[Cryptography] Duh, why aren't most embedded TRNGs designed this way?

Ron Garret ron at flownet.com
Fri Apr 30 09:45:15 EDT 2021


On Apr 26, 2021, at 2:59 PM, John-Mark Gurney <jmg at funkthat.com> wrote:

> This applies to ALL TRNG sources.  You cannot use a TRNG if you cannot
> understand and model the underlying physics to decide if it's random
> or not.

This is the wrong way to think about it.  First, randomness is not binary.  A system is not “random” or “not random”.  The right way to think about it is: how many bits of entropy does a system reliably produce per unit time.

Second, entropy can only be measured with respect to a prospective adversary’s knowledge.  The best entropy source is useless if your adversary can read the output (e.g. via a tempest attack).
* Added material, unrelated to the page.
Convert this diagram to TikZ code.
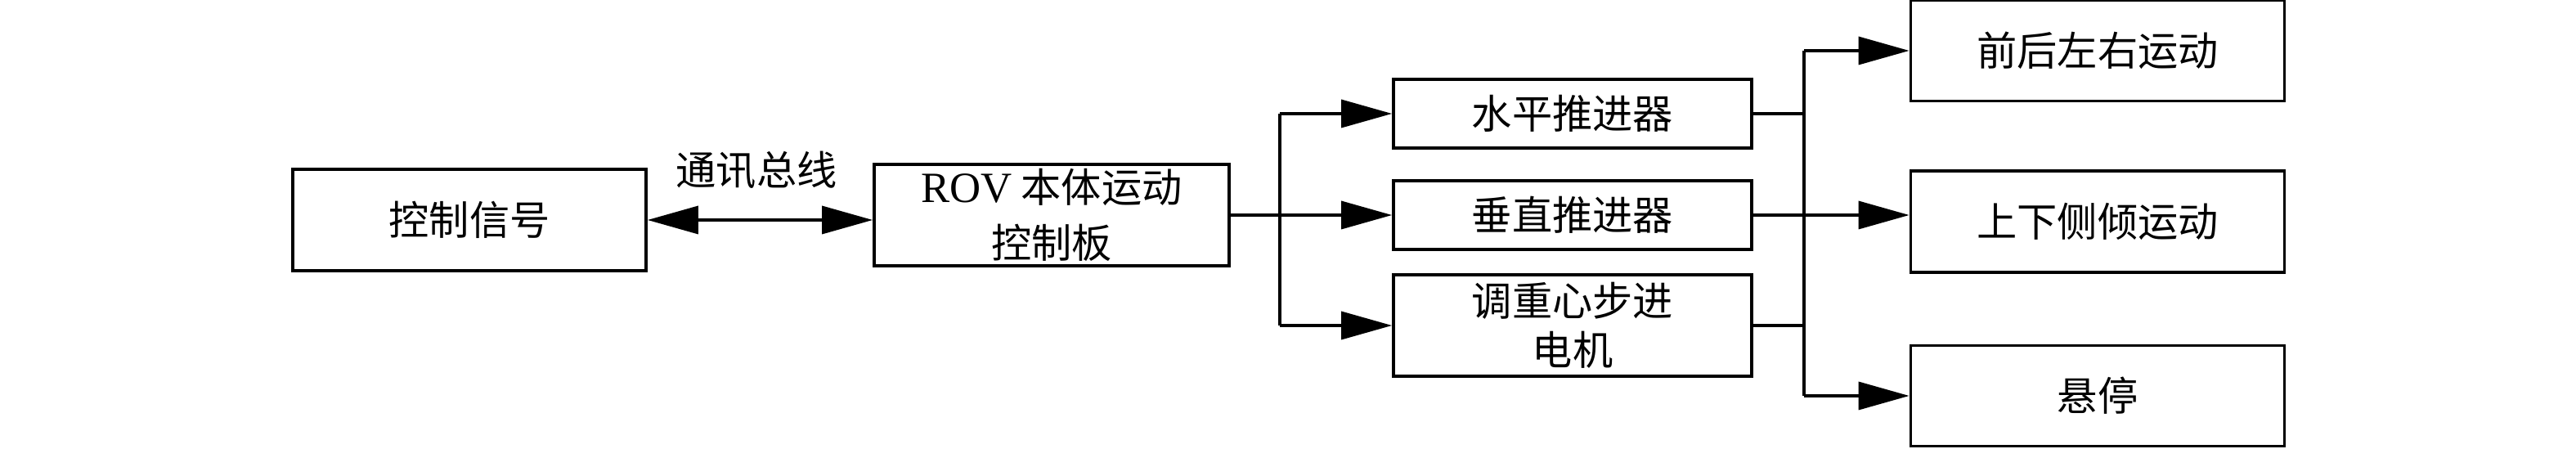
\documentclass[tikz,border=0pt]{standalone}
\usepackage{fontspec}
\setmainfont{Liberation Serif}
\newfontfamily\cjk{Noto Sans CJK SC}
\usetikzlibrary{arrows.meta}
\begin{document}
\begin{tikzpicture}[x=0.01cm,y=-0.01cm,
  box/.style={draw,line width=1pt,rectangle,inner sep=0pt,align=center,
    font=\cjk\fontsize{14}{17}\selectfont},
  conn/.style={line width=1pt},
  arr/.style={line width=1pt,-{Triangle[length=0.62cm,width=0.34cm]}},
  darr/.style={line width=1pt,{Triangle[length=0.62cm,width=0.34cm]}-{Triangle[length=0.62cm,width=0.34cm]}}]
\useasboundingbox (0,0) rectangle (3150,549);
\node[box,minimum width=4.32cm,minimum height=1.24cm] (ctrl) at (574,269) {控制信号};
\node[box,minimum width=4.34cm,minimum height=1.24cm,font=\cjk\fontsize{14}{19.4}\selectfont] (rov) at (1286,263) {{\rmfamily\fontsize{15}{19.4}\selectfont ROV} 本体运动\\控制板};
\node[font=\cjk\fontsize{14}{17}\selectfont] (bus) at (925,208) {通讯总线};
\node[box,minimum width=4.38cm,minimum height=0.84cm] (m1) at (1923,139) {水平推进器};
\node[box,minimum width=4.38cm,minimum height=0.84cm] (m2) at (1923,263) {垂直推进器};
\node[box,minimum width=4.38cm,minimum height=1.24cm] (m3) at (1923,398) {调重心步进\\电机};
\node[box,minimum width=4.57cm,minimum height=1.23cm] (ra) at (2565,62) {前后左右运动};
\node[box,minimum width=4.57cm,minimum height=1.24cm] (rb) at (2565,271) {上下侧倾运动};
\node[box,minimum width=4.57cm,minimum height=1.23cm] (rc) at (2565,484) {悬停};
\coordinate (f1) at (1565,263);
\coordinate (f2) at (2206,263);
\draw[darr] (ctrl.east) -- (ctrl.east -| rov.west);
\draw[conn] (rov.east) -- (f1);
\draw[conn] (f1 |- m1.west) -- (f1 |- m3.west);
\draw[arr] (f1 |- m1.west) -- (m1.west);
\draw[arr] (f1) -- (m2.west);
\draw[arr] (f1 |- m3.west) -- (m3.west);
\draw[conn] (m1.east) -- (m1.east -| f2);
\draw[conn] (m3.east) -- (m3.east -| f2);
\draw[conn] (f2 |- ra.west) -- (f2 |- rc.west);
\draw[arr] (m2.east) -- (m2.east -| rb.west);
\draw[arr] (f2 |- ra.west) -- (ra.west);
\draw[arr] (f2 |- rc.west) -- (rc.west);
\end{tikzpicture}
\end{document}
The physical details of your RNG hardly matter at all.  The thing that matters is *having a reliable estimate of the lower bound of the entropy produced by your system with respect to prospective adversaries*.  If you have that, you win with the following simple procedure: collect 10x or 100x more entropy than you think you need for a given security level, then use that to seed a good PRNG.  If you don’t have that, you lose no matter how fancy your hardware is.

That is really all anyone ever needs to know about TRNGs.